Spirit or perfection


I’ve talked myself into and out of getting a real camera repeatedly since high school. First it was an SLR. Later, the digital variety. I came real close a few times but always changed my mind in the end trying to justify how often I’d actually use it. I’d see my dwindling Flickr stream and think about how I don’t even take my small camera with me places much less a full sized beast.

Then I got a phone that can take acceptable photos in perfect conditions, reasonable photos in less than perfect conditions and terrible photos in terrible conditions. And then filter the pants off them with a variety of applications. And make panoramas. And make them look like a toy camera from the 60s processed them. Low fidelity.

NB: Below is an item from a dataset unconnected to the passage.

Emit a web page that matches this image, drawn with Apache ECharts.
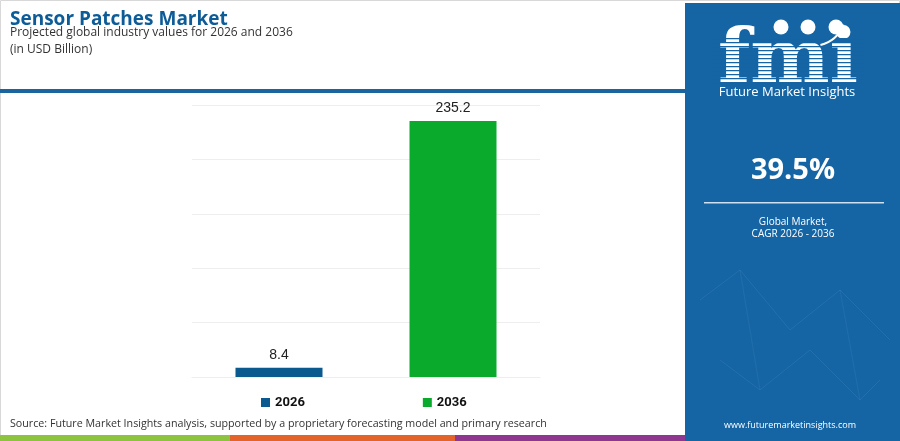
<!DOCTYPE html>
<html>
<head>
<meta charset="utf-8">
<script src="https://cdn.jsdelivr.net/npm/echarts@6/dist/echarts.min.js"></script>
<style>html,body{margin:0;padding:0;background:#fff}#c{width:900px;height:441px}</style>
</head>
<body>
<div id="c"></div>
<script>
const categories = ['2026', '2036'];
const seriesNames = ['2026', '2036'];
const values2026 = [8.4, '-'];
const values2036 = ['-', 235.2];
const cagrText = '39.5%';

const PANEL = '#1565a5';
const chart = echarts.init(document.getElementById('c'));

const graphics = [
  { type: 'rect', shape: { x: 0.5, y: 0.5, width: 899, height: 440 }, style: { fill: 'none', stroke: '#d8d8d8', lineWidth: 1 }, z: 0 },
  { type: 'rect', shape: { x: 0, y: 89, width: 686, height: 4 }, style: { fill: '#1a64a0' } },
  { type: 'rect', shape: { x: 0, y: 435, width: 230, height: 6 }, style: { fill: '#8cc43f' } },
  { type: 'rect', shape: { x: 230, y: 435, width: 225, height: 6 }, style: { fill: '#e4632b' } },
  { type: 'rect', shape: { x: 455, y: 435, width: 231, height: 6 }, style: { fill: '#8e3690' } },
  { type: 'rect', shape: { x: 685, y: 3, width: 215, height: 438 }, style: { fill: PANEL } },
  // faint network lines
  { type: 'polyline', shape: { points: [[700,300],[740,270],[790,330],[840,290],[890,340]] }, style: { stroke: 'rgba(255,255,255,0.06)', lineWidth: 1, fill: 'none' } },
  { type: 'polyline', shape: { points: [[720,360],[760,390],[810,350],[860,400],[880,380]] }, style: { stroke: 'rgba(255,255,255,0.06)', lineWidth: 1, fill: 'none' } },
  { type: 'polyline', shape: { points: [[740,270],[760,390]] }, style: { stroke: 'rgba(255,255,255,0.05)', lineWidth: 1, fill: 'none' } },
  { type: 'polyline', shape: { points: [[840,290],[860,400]] }, style: { stroke: 'rgba(255,255,255,0.05)', lineWidth: 1, fill: 'none' } },
  // titles
  { type: 'text', left: 10, top: 10, style: { text: 'Sensor Patches Market', fill: '#0d5c97', font: 'bold 19px "Open Sans", sans-serif' } },
  { type: 'text', left: 10, top: 27, style: { text: 'Projected global industry values for 2026 and 2036', fill: '#333', font: '12px "Open Sans", sans-serif' } },
  { type: 'text', left: 10, top: 44, style: { text: '(in USD Billion)', fill: '#333', font: '12px "Open Sans", sans-serif' } },
  { type: 'text', left: 10, top: 418, style: { text: 'Source: Future Market Insights analysis, supported by a proprietary forecasting model and primary research', fill: '#333', font: '10.7px "Open Sans", sans-serif' } },
  // logo
  { type: 'text', x: 788, y: 63, style: { text: 'fmi', fill: '#fff', font: 'bold 75px "DejaVu Serif", serif', textAlign: 'center', textVerticalAlign: 'middle' } },
  { type: 'circle', shape: { cx: 781, cy: 27, r: 7.5 }, style: { fill: '#fff' }, z: 11 },
  { type: 'circle', shape: { cx: 808, cy: 27, r: 7.5 }, style: { fill: '#fff' }, z: 11 },
  { type: 'circle', shape: { cx: 836, cy: 27, r: 7.5 }, style: { fill: '#fff' }, z: 11 },
  { type: 'arc', shape: { cx: 812, cy: 12, r: 34, startAngle: Math.PI * 0.12, endAngle: Math.PI * 0.42 }, style: { stroke: '#fff', lineWidth: 2, fill: 'none' }, z: 11 },
  { type: 'text', x: 787, y: 92, style: { text: 'Future Market Insights', fill: '#fff', font: '13px "Open Sans", sans-serif', textAlign: 'center', textVerticalAlign: 'middle' } },
  { type: 'text', x: 793, y: 171, style: { text: cagrText, fill: '#fff', font: 'bold 29px "Open Sans", sans-serif', textAlign: 'center', textVerticalAlign: 'middle' } },
  { type: 'rect', shape: { x: 704, y: 202, width: 180, height: 1.5 }, style: { fill: 'rgba(255,255,255,0.8)' } },
  { type: 'text', x: 793, y: 222, style: { text: 'Global Market,', fill: '#fff', font: '10px "Open Sans", sans-serif', textAlign: 'center', textVerticalAlign: 'middle' } },
  { type: 'text', x: 793, y: 234, style: { text: 'CAGR 2026 - 2036', fill: '#fff', font: '10px "Open Sans", sans-serif', textAlign: 'center', textVerticalAlign: 'middle' } },
  { type: 'text', x: 790, y: 425, style: { text: 'www.futuremarketinsights.com', fill: '#fff', font: '9px "Open Sans", sans-serif', textAlign: 'center', textVerticalAlign: 'middle' } }
];
// stripes over logo
for (let y = 38; y < 83; y += 4) {
  graphics.push({ type: 'rect', shape: { x: 712, y: y, width: 152, height: 1.2 }, style: { fill: PANEL }, z: 10 });
}

chart.setOption({
  animation: false,
  textStyle: { fontFamily: '"Liberation Sans", Arial, sans-serif' },
  graphic: graphics,
  grid: { left: 192, right: 360, top: 105, bottom: 64 },
  legend: {
    data: seriesNames,
    left: 256, top: 391,
    itemWidth: 9, itemHeight: 9, itemGap: 118,
    icon: 'rect',
    textStyle: { fontSize: 13, fontWeight: 'bold', color: '#111', fontFamily: 'Roboto, sans-serif' }
  },
  xAxis: {
    type: 'category', data: categories,
    axisLine: { lineStyle: { color: '#eeeeee' } },
    axisTick: { show: false }, axisLabel: { show: false }
  },
  yAxis: {
    type: 'value', min: 0, max: 250, interval: 50,
    axisLabel: { show: false }, axisLine: { show: false }, axisTick: { show: false },
    splitLine: { lineStyle: { color: '#eeeeee' } }
  },
  series: [
    { name: seriesNames[0], type: 'bar', data: values2026, barWidth: 87, barGap: '-100%',
      itemStyle: { color: '#0b5a8f' },
      label: { show: true, position: 'top', distance: 6, fontSize: 14, color: '#222' } },
    { name: seriesNames[1], type: 'bar', data: values2036, barWidth: 87,
      itemStyle: { color: '#0aab2c' },
      label: { show: true, position: 'top', distance: 6, fontSize: 14, color: '#222' } }
  ]
});
</script>
</body>
</html>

The last time I looked at a photo printed from film I was actually a bit stunned. I’d become so used the to quality of photos captured by a low quality digital camera and rendered on screen. I’d like to have that quality in every photo I take.

It’ll never happen.

Instead I’ll have a library full of photos that aren’t technically sound, have blurred subjects, are layered with trendy layers and pixelate long before due. I’ll actually have the photos though.

Or so I once again talked myself out of a real camera. Though taking photos in low light and at shows will always make me said until I talk myself into it for good. Related, the feature most likely to convince me to upgrade my phone is the lens quality of its successors.